= Task directions =
Word for word, print each line of the listing below; pictures stay out.

= Data extract =
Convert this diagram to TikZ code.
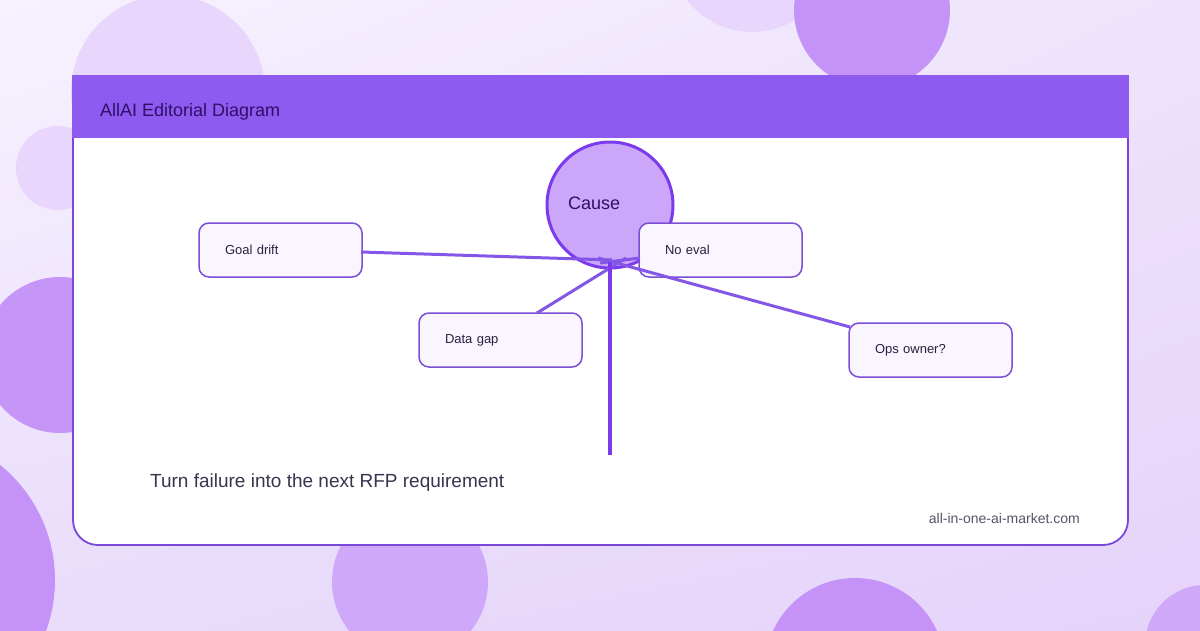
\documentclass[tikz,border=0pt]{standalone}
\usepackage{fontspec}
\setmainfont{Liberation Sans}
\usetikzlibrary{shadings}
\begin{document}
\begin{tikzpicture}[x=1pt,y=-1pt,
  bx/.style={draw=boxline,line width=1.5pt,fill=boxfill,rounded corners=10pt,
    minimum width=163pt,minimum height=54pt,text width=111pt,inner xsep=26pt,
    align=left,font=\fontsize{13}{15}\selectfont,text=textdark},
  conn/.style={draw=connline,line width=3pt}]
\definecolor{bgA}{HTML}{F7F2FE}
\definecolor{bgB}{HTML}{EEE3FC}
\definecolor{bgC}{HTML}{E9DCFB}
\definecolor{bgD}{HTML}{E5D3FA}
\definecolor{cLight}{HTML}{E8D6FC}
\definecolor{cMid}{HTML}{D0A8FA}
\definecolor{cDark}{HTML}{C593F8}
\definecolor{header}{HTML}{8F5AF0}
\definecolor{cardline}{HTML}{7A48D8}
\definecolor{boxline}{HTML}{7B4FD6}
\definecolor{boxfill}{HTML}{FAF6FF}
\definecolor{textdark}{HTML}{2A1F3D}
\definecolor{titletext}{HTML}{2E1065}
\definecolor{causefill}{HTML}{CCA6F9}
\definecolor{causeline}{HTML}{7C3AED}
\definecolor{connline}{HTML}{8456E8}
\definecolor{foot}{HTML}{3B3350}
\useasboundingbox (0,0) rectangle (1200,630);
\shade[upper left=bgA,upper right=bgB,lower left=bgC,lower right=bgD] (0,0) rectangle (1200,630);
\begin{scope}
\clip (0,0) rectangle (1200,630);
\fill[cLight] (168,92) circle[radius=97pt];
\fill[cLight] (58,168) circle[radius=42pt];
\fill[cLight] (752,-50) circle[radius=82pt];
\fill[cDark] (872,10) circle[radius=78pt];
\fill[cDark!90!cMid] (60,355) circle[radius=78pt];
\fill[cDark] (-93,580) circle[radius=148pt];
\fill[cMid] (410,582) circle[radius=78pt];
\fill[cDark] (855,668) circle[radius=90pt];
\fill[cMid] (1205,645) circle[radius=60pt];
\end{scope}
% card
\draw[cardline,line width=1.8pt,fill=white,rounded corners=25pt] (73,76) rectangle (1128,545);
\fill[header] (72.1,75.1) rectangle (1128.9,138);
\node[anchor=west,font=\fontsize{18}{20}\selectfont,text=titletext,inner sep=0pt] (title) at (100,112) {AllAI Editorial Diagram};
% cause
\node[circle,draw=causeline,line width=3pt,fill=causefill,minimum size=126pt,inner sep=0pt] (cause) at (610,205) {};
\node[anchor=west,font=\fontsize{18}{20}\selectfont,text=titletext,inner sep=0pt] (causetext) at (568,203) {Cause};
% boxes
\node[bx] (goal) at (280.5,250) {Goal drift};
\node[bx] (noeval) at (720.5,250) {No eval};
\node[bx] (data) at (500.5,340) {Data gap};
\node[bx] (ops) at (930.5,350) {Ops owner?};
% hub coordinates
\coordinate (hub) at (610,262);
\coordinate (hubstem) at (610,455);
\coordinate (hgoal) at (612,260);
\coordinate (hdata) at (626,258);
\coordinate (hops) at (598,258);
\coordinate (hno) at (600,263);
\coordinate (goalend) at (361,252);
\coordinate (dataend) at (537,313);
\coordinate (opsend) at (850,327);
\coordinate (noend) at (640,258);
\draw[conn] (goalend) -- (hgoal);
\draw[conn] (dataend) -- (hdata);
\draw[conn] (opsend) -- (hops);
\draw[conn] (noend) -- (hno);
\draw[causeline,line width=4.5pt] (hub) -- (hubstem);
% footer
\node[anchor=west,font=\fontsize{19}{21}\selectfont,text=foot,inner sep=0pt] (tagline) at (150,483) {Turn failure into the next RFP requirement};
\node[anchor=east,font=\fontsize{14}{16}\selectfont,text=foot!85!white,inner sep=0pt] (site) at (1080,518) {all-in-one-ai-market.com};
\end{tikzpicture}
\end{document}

= Output =
Convert this diagram to TikZ code.
\documentclass[tikz,border=0pt]{standalone}
\usepackage{fontspec}
\setmainfont{Liberation Sans}
\usetikzlibrary{shadings}
\begin{document}
\begin{tikzpicture}[x=1pt,y=-1pt,
  bx/.style={draw=boxline,line width=1.5pt,fill=boxfill,rounded corners=10pt,
    minimum width=163pt,minimum height=54pt,text width=111pt,inner xsep=26pt,
    align=left,font=\fontsize{13}{15}\selectfont,text=textdark},
  conn/.style={draw=connline,line width=3pt}]
\definecolor{bgA}{HTML}{F7F2FE}
\definecolor{bgB}{HTML}{EEE3FC}
\definecolor{bgC}{HTML}{E9DCFB}
\definecolor{bgD}{HTML}{E5D3FA}
\definecolor{cLight}{HTML}{E8D6FC}
\definecolor{cMid}{HTML}{D0A8FA}
\definecolor{cDark}{HTML}{C593F8}
\definecolor{header}{HTML}{8F5AF0}
\definecolor{cardline}{HTML}{7A48D8}
\definecolor{boxline}{HTML}{7B4FD6}
\definecolor{boxfill}{HTML}{FAF6FF}
\definecolor{textdark}{HTML}{2A1F3D}
\definecolor{titletext}{HTML}{2E1065}
\definecolor{causefill}{HTML}{CCA6F9}
\definecolor{causeline}{HTML}{7C3AED}
\definecolor{connline}{HTML}{8456E8}
\definecolor{foot}{HTML}{3B3350}
\useasboundingbox (0,0) rectangle (1200,630);
\shade[upper left=bgA,upper right=bgB,lower left=bgC,lower right=bgD] (0,0) rectangle (1200,630);
\begin{scope}
\clip (0,0) rectangle (1200,630);
\fill[cLight] (168,92) circle[radius=97pt];
\fill[cLight] (58,168) circle[radius=42pt];
\fill[cLight] (752,-50) circle[radius=82pt];
\fill[cDark] (872,10) circle[radius=78pt];
\fill[cDark!90!cMid] (60,355) circle[radius=78pt];
\fill[cDark] (-93,580) circle[radius=148pt];
\fill[cMid] (410,582) circle[radius=78pt];
\fill[cDark] (855,668) circle[radius=90pt];
\fill[cMid] (1205,645) circle[radius=60pt];
\end{scope}
% card
\draw[cardline,line width=1.8pt,fill=white,rounded corners=25pt] (73,76) rectangle (1128,545);
\fill[header] (72.1,75.1) rectangle (1128.9,138);
\node[anchor=west,font=\fontsize{18}{20}\selectfont,text=titletext,inner sep=0pt] (title) at (100,112) {AllAI Editorial Diagram};
% cause
\node[circle,draw=causeline,line width=3pt,fill=causefill,minimum size=126pt,inner sep=0pt] (cause) at (610,205) {};
\node[anchor=west,font=\fontsize{18}{20}\selectfont,text=titletext,inner sep=0pt] (causetext) at (568,203) {Cause};
% boxes
\node[bx] (goal) at (280.5,250) {Goal drift};
\node[bx] (noeval) at (720.5,250) {No eval};
\node[bx] (data) at (500.5,340) {Data gap};
\node[bx] (ops) at (930.5,350) {Ops owner?};
% hub coordinates
\coordinate (hub) at (610,262);
\coordinate (hubstem) at (610,455);
\coordinate (hgoal) at (612,260);
\coordinate (hdata) at (626,258);
\coordinate (hops) at (598,258);
\coordinate (hno) at (600,263);
\coordinate (goalend) at (361,252);
\coordinate (dataend) at (537,313);
\coordinate (opsend) at (850,327);
\coordinate (noend) at (640,258);
\draw[conn] (goalend) -- (hgoal);
\draw[conn] (dataend) -- (hdata);
\draw[conn] (opsend) -- (hops);
\draw[conn] (noend) -- (hno);
\draw[causeline,line width=4.5pt] (hub) -- (hubstem);
% footer
\node[anchor=west,font=\fontsize{19}{21}\selectfont,text=foot,inner sep=0pt] (tagline) at (150,483) {Turn failure into the next RFP requirement};
\node[anchor=east,font=\fontsize{14}{16}\selectfont,text=foot!85!white,inner sep=0pt] (site) at (1080,518) {all-in-one-ai-market.com};
\end{tikzpicture}
\end{document}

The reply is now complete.